Martie: We are working against other states’ attractive packages. A lot of New Jersey’s problems have come home to roost. Virtually every state in the union has representatives that are in our neighborhoods knocking on doors. They have economic development teams who are calling, visiting and sending information. They are aggressively recruiting our corporate constituency. They are offering aggressive packages with tax incentives and a fast-tracked approval processes. But they also represent cheaper costs to do business--cheaper housing and real estate taxes.

Gov. Chris Christie was elected and he’s made some major strides, but you don’t turn a battleship around in a day. Still, there has been some significant progress made--revamping a lot of the incentives that New Jersey offers and taking a more proactive and aggressive position with the state’s existing tenants so that they will remain here.

The other thing is the reputation. Gov. Christie has started to change the way people view the state. Everybody knows that New Jersey has a wealth of intellectual capital, a good work ethic and a financial backbone. However, you get to a point where the price doesn’t warrant the pain. We reached that point and started to rapidly lose business. But we are turning that around. All eyes are on Gov. Christie. It’s a difficult and tedious job. But I think people would agree that there’s definitely change that’s recognizable.
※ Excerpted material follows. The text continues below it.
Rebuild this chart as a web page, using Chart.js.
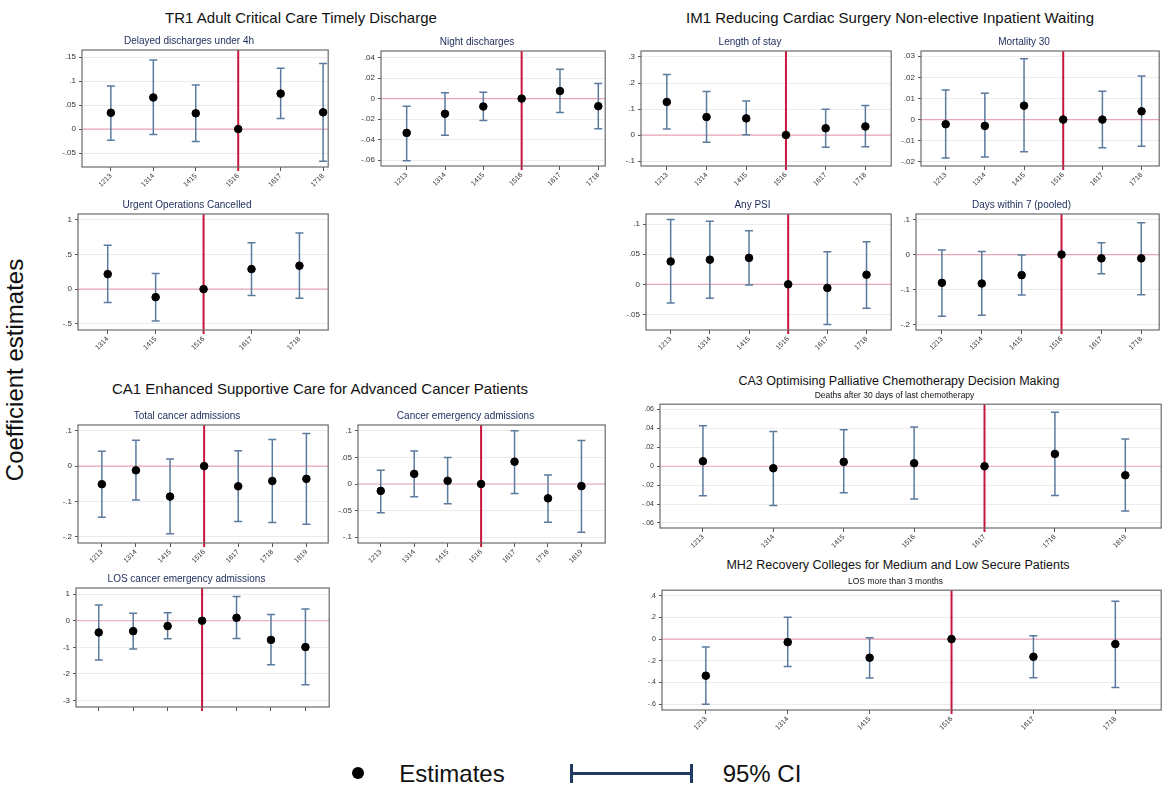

GlobeSt.com: Let’s talk about distressed assets. With all of the CMBS debt coming due, will we see more building trades?

Martie: We are starting to see a few trades. But we will still see paper. As the markets have deteriorated, quarter-by-quarter, owners need to mark their assets to market on their books based on valuation. So even if you didn’t lose any tenants, if nothing’s changed in your building, you might have to mark the value down on your books. So a lot of the institutional owners, which represent a disproportionate share of the class A market, have already marked to market so they can compete in today’s leasing terms. And also, anybody who’s lost a tenant--if they’ve marked to market--can sell the building as a profit once they’ve filled it up. So by virtue of accounting rules and people correcting their book value with market, there’s some stimulus there.

Banks are healthy again. When they thought they were going under, they weren’t about to start shoving real estate out the door for tremendous loses on top of the loses they were already trying to swallow. But now that things are profitable, they can afford to send some of their bad debt out the door. Wells Fargo, for instance, has the old BASF headquarters, on the market for sale.

One other trend that I see that should definitely turn into deals in 2011 is in regard to the institutional investment community. There are two sides, really--the piece that is chasing the distressed market for cheap deals and the piece that is starting to look at taking some risks. This second group of investors wasn’t a factor last year, but they are starting to see that the wheels of the economy are spinning again. If there’s some longer-term money in a fund then maybe they can afford to take some risks because they will be delivering into a market two or three years from now and will likely see a profit.

In short, investors are getting comfortable with the risk evaluation equation. It warrants the risk. This will translate into some of the value-add type deals, whereas in the past 24 months value-add was “go away, don’t bother me.” Overall, the outlook is very encouraging.